Closer to home we’ve had plenty of experience with secret government. It’s landed us a $130 million county jail project we can’t even get open, and a contract with the Modoc Indians for a casino in Ellenville or maybe somewhere else in the county if they find a town they like better. Ask around, we did for years. Not a soul who attended those meetings can even remember who else did. Just as the Moynihan Commission said, no one’s accountable.
That kind of thing is one reason we’re so concerned with the recent turn of events regarding the Belleayre Resort project: Closed-door meetings on a suddenly urgent schedule, gag orders on the participants imposed by Governor Pataki’s office, and so on. Neither we nor anyone else has the slightest idea what may be going on in those discussions. But when the entire public permitting process and everyone with legal standing in it suddenly move behind sealed doors, it’s the public interest that we fear for. Because we’re concerned that whatever’s happening may be an attempt to circumvent the transparency that our state laws require. And when that suddenly goes opaque, something may be wrong. What, if anything, might be in this case, we don’t know.
We do know however that whatever’s taking place behind those closed doors is happening right smack in the middle of a very clear, very proscribed and very public permitting process. For any who may have forgotten where in that process we are, we’re waiting for DEC to rule on Crossroads’ appeal of a judges’ decision to adjudicate 12 areas where their data and analysis was deemed inadequate under state law to permit the project to move forward. Contained in these 12 areas are all the unanswered questions about the project’s local impact…from traffic to groundwater to the God-awful tax deal proposed for the Town of Shandaken. We fully agree with the judge that many of these questions need better answers than we’ve seen. But there’s a process for that, SEQRA, and a public venue, adjudication, where the answers are intended to come out. And every citizen of this valley and the state has a right to expect that open public process to move forward toward whatever resolution it holds.

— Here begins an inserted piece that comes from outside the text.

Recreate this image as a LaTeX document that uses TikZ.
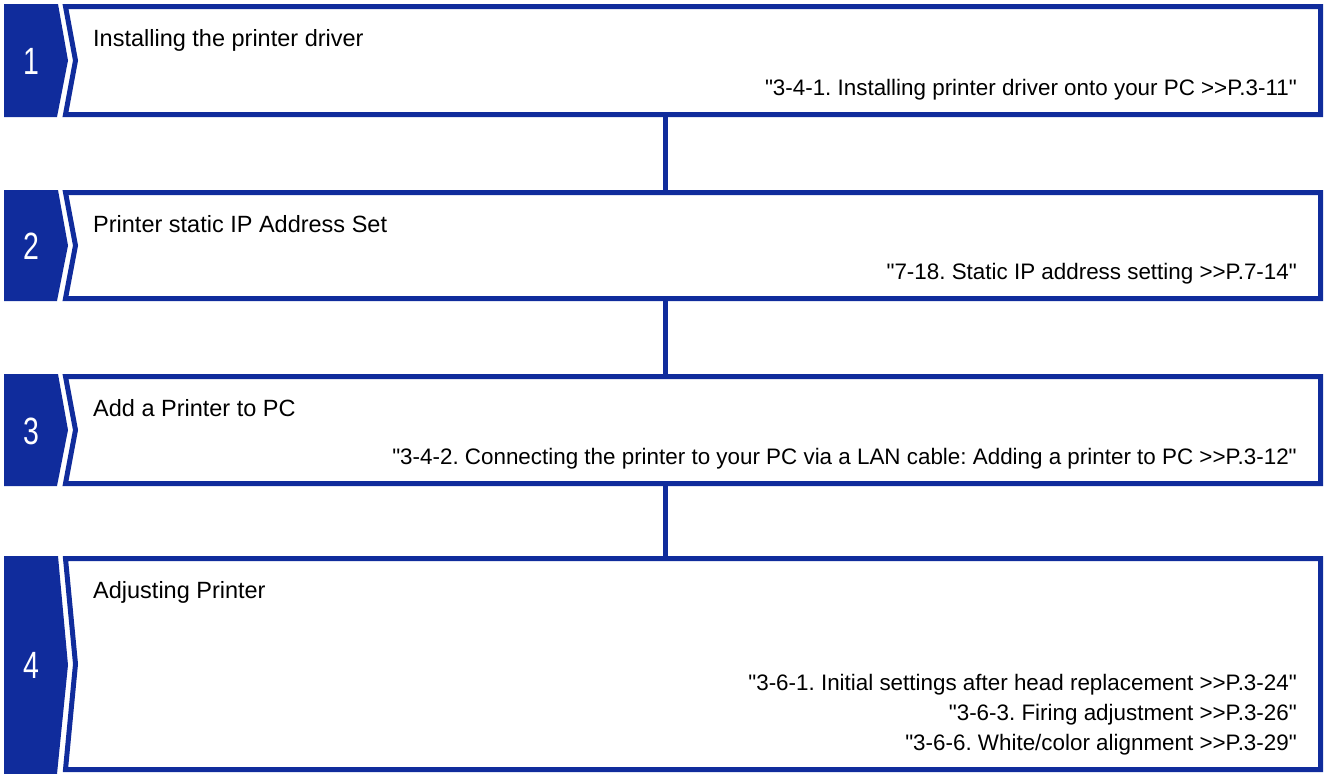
\documentclass[tikz,border=0pt]{standalone}
\usepackage{fontspec}
\setmainfont{Liberation Sans}[Ligatures=TeXOff]
\usepackage{graphicx}
\definecolor{stepblue}{RGB}{16,44,156}
\begin{document}
\frenchspacing
\begin{tikzpicture}[x=1pt,y=-1pt,
  titletext/.style={anchor=base west, font=\fontsize{23.5}{28}\selectfont, inner sep=0pt},
  reftext/.style={anchor=base east, font=\fontsize{22.4}{30}\selectfont, inner sep=0pt},
  numtext/.style={text=white, font=\fontsize{38}{38}\selectfont, inner sep=0pt},
  badge/.style={fill=stepblue},
  stepframe/.style={draw=stepblue, line width=5pt, fill=white},
  link/.style={draw=stepblue, line width=5pt}]
\path[use as bounding box] (0,0) rectangle (1326,774);

% ---- step 1
\fill[badge] (4,4) -- (58,4) -- (68,60.5) -- (57,117) -- (4,117) -- cycle;
\draw[stepframe] (65.5,6.5) -- (1320.5,6.5) -- (1320.5,114.5) -- (65.5,114.5) -- (75.5,60.5) -- cycle;
\node[numtext] (n1) at (31,61) {\scalebox{0.75}[1]{1}};
\node[titletext] (t1) at (93,46) {Installing the printer driver};
\node[reftext] (r1) at (1297,95) {"3-4-1. Installing printer driver onto your PC >>P.3-11"};
\coordinate (s1b) at (665,117);

% ---- step 2
\fill[badge] (4,190) -- (58,190) -- (68,245.5) -- (57,301) -- (4,301) -- cycle;
\draw[stepframe] (65.5,192.5) -- (1320.5,192.5) -- (1320.5,298.5) -- (65.5,298.5) -- (75.5,245.5) -- cycle;
\node[numtext] (n2) at (31,246) {\scalebox{0.75}[1]{2}};
\node[titletext] (t2) at (93,232) {Printer static IP Address Set};
\node[reftext] (r2) at (1297,279) {"7-18. Static IP address setting >>P.7-14"};
\coordinate (s2t) at (665,190);
\coordinate (s2b) at (665,301);

% ---- step 3
\fill[badge] (4,374) -- (58,374) -- (68,430) -- (57,486) -- (4,486) -- cycle;
\draw[stepframe] (65.5,376.5) -- (1320.5,376.5) -- (1320.5,483.5) -- (65.5,483.5) -- (75.5,430) -- cycle;
\node[numtext] (n3) at (31,431) {\scalebox{0.75}[1]{3}};
\node[titletext] (t3) at (93,416) {Add a Printer to PC};
\node[reftext] (r3) at (1297,464) {"3-4-2. Connecting the printer to your PC via a LAN cable: Adding a printer to PC >>P.3-12"};
\coordinate (s3t) at (665,374);
\coordinate (s3b) at (665,486);

% ---- step 4
\fill[badge] (4,556) -- (58,556) -- (68,665) -- (57,774) -- (4,774) -- cycle;
\draw[stepframe] (65.5,558.5) -- (1320.5,558.5) -- (1320.5,769.5) -- (65.5,769.5) -- (75.5,664) -- cycle;
\node[numtext] (n4) at (31,665) {\scalebox{0.75}[1]{4}};
\node[titletext] (t4) at (93,598) {Adjusting Printer};
\node[reftext] (r4a) at (1297,690) {"3-6-1. Initial settings after head replacement >>P.3-24"};
\node[reftext] (r4b) at (1297,720) {"3-6-3. Firing adjustment >>P.3-26"};
\node[reftext] (r4c) at (1297,750) {"3-6-6. White/color alignment >>P.3-29"};
\coordinate (s4t) at (665,556);

% ---- connectors
\draw[link] (s1b) -- (s2t);
\draw[link] (s2b) -- (s3t);
\draw[link] (s3b) -- (s4t);
\end{tikzpicture}
\end{document}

We respect the efforts of all involved in these talks to broker solutions. We think it’s right and good that such talks take place. But we believe adherence to public process is what matters here, and that secrecy on these discussions does not serve that. In his book Secrecy, the American Experience, Senator Moynihan seems to have summed it up nicely:
“...open sources give us the vast majority of what we need to know to make intelligent decisions. Analysis, far more than secrecy, is the key to security. Secrecy is for losers.”